- Information shown:

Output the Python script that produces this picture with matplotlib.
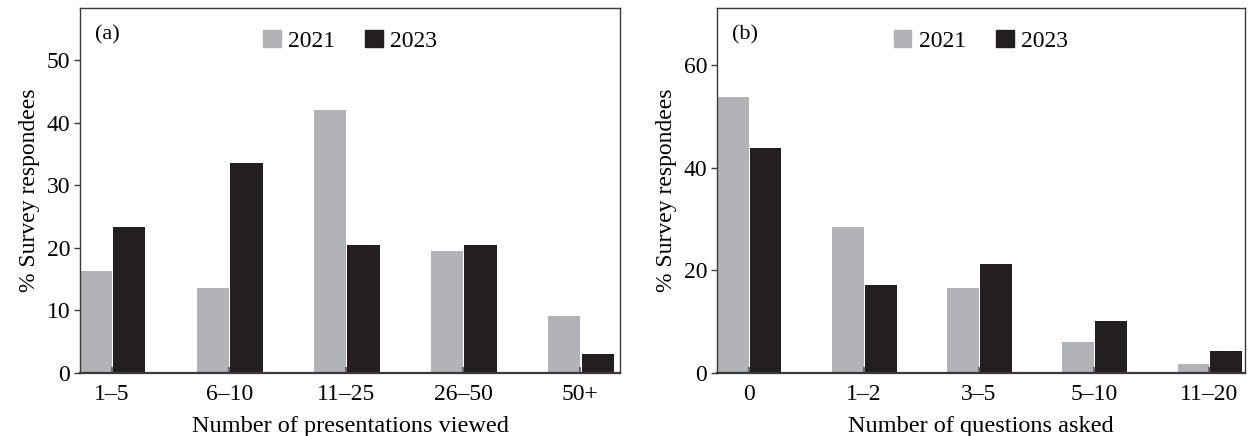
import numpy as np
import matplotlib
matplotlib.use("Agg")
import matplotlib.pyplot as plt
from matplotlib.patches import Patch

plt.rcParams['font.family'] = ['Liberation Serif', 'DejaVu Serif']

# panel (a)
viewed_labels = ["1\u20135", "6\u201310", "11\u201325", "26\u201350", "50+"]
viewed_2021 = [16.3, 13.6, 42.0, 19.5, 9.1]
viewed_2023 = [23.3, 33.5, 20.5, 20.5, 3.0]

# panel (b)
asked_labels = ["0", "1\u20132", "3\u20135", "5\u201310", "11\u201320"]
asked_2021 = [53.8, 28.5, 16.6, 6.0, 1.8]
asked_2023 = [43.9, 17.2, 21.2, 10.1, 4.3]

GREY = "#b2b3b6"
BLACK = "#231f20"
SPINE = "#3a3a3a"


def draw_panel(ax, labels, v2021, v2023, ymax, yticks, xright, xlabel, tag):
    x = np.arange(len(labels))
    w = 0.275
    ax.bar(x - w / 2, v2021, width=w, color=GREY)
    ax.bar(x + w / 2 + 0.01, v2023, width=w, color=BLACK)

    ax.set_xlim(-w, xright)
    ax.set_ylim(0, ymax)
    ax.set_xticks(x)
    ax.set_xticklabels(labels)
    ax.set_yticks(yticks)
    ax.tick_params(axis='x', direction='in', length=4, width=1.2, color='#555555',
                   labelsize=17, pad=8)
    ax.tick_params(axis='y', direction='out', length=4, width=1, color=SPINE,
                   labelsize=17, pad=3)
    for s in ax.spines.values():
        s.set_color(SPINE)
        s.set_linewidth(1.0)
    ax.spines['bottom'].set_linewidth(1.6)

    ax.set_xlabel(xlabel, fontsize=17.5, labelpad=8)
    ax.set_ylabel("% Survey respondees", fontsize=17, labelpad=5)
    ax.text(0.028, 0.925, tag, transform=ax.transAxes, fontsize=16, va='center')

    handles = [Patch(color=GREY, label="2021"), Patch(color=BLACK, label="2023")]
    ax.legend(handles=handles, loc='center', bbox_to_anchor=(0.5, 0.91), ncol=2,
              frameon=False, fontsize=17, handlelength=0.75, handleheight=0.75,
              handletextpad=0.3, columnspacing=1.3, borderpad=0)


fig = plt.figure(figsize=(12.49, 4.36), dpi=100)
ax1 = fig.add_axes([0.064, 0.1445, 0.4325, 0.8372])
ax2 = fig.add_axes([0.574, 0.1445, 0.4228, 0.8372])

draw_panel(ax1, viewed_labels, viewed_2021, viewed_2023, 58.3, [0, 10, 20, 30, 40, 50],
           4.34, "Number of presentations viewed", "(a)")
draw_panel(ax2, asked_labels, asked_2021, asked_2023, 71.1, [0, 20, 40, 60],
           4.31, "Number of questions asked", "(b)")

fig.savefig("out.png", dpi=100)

- Written task:
Make an exact copy of all the material, but keep the pictures out of it.

- Completed task:
Output the Python script that produces this picture with matplotlib.
import numpy as np
import matplotlib
matplotlib.use("Agg")
import matplotlib.pyplot as plt
from matplotlib.patches import Patch

plt.rcParams['font.family'] = ['Liberation Serif', 'DejaVu Serif']

# panel (a)
viewed_labels = ["1\u20135", "6\u201310", "11\u201325", "26\u201350", "50+"]
viewed_2021 = [16.3, 13.6, 42.0, 19.5, 9.1]
viewed_2023 = [23.3, 33.5, 20.5, 20.5, 3.0]

# panel (b)
asked_labels = ["0", "1\u20132", "3\u20135", "5\u201310", "11\u201320"]
asked_2021 = [53.8, 28.5, 16.6, 6.0, 1.8]
asked_2023 = [43.9, 17.2, 21.2, 10.1, 4.3]

GREY = "#b2b3b6"
BLACK = "#231f20"
SPINE = "#3a3a3a"


def draw_panel(ax, labels, v2021, v2023, ymax, yticks, xright, xlabel, tag):
    x = np.arange(len(labels))
    w = 0.275
    ax.bar(x - w / 2, v2021, width=w, color=GREY)
    ax.bar(x + w / 2 + 0.01, v2023, width=w, color=BLACK)

    ax.set_xlim(-w, xright)
    ax.set_ylim(0, ymax)
    ax.set_xticks(x)
    ax.set_xticklabels(labels)
    ax.set_yticks(yticks)
    ax.tick_params(axis='x', direction='in', length=4, width=1.2, color='#555555',
                   labelsize=17, pad=8)
    ax.tick_params(axis='y', direction='out', length=4, width=1, color=SPINE,
                   labelsize=17, pad=3)
    for s in ax.spines.values():
        s.set_color(SPINE)
        s.set_linewidth(1.0)
    ax.spines['bottom'].set_linewidth(1.6)

    ax.set_xlabel(xlabel, fontsize=17.5, labelpad=8)
    ax.set_ylabel("% Survey respondees", fontsize=17, labelpad=5)
    ax.text(0.028, 0.925, tag, transform=ax.transAxes, fontsize=16, va='center')

    handles = [Patch(color=GREY, label="2021"), Patch(color=BLACK, label="2023")]
    ax.legend(handles=handles, loc='center', bbox_to_anchor=(0.5, 0.91), ncol=2,
              frameon=False, fontsize=17, handlelength=0.75, handleheight=0.75,
              handletextpad=0.3, columnspacing=1.3, borderpad=0)


fig = plt.figure(figsize=(12.49, 4.36), dpi=100)
ax1 = fig.add_axes([0.064, 0.1445, 0.4325, 0.8372])
ax2 = fig.add_axes([0.574, 0.1445, 0.4228, 0.8372])

draw_panel(ax1, viewed_labels, viewed_2021, viewed_2023, 58.3, [0, 10, 20, 30, 40, 50],
           4.34, "Number of presentations viewed", "(a)")
draw_panel(ax2, asked_labels, asked_2021, asked_2023, 71.1, [0, 20, 40, 60],
           4.31, "Number of questions asked", "(b)")

fig.savefig("out.png", dpi=100)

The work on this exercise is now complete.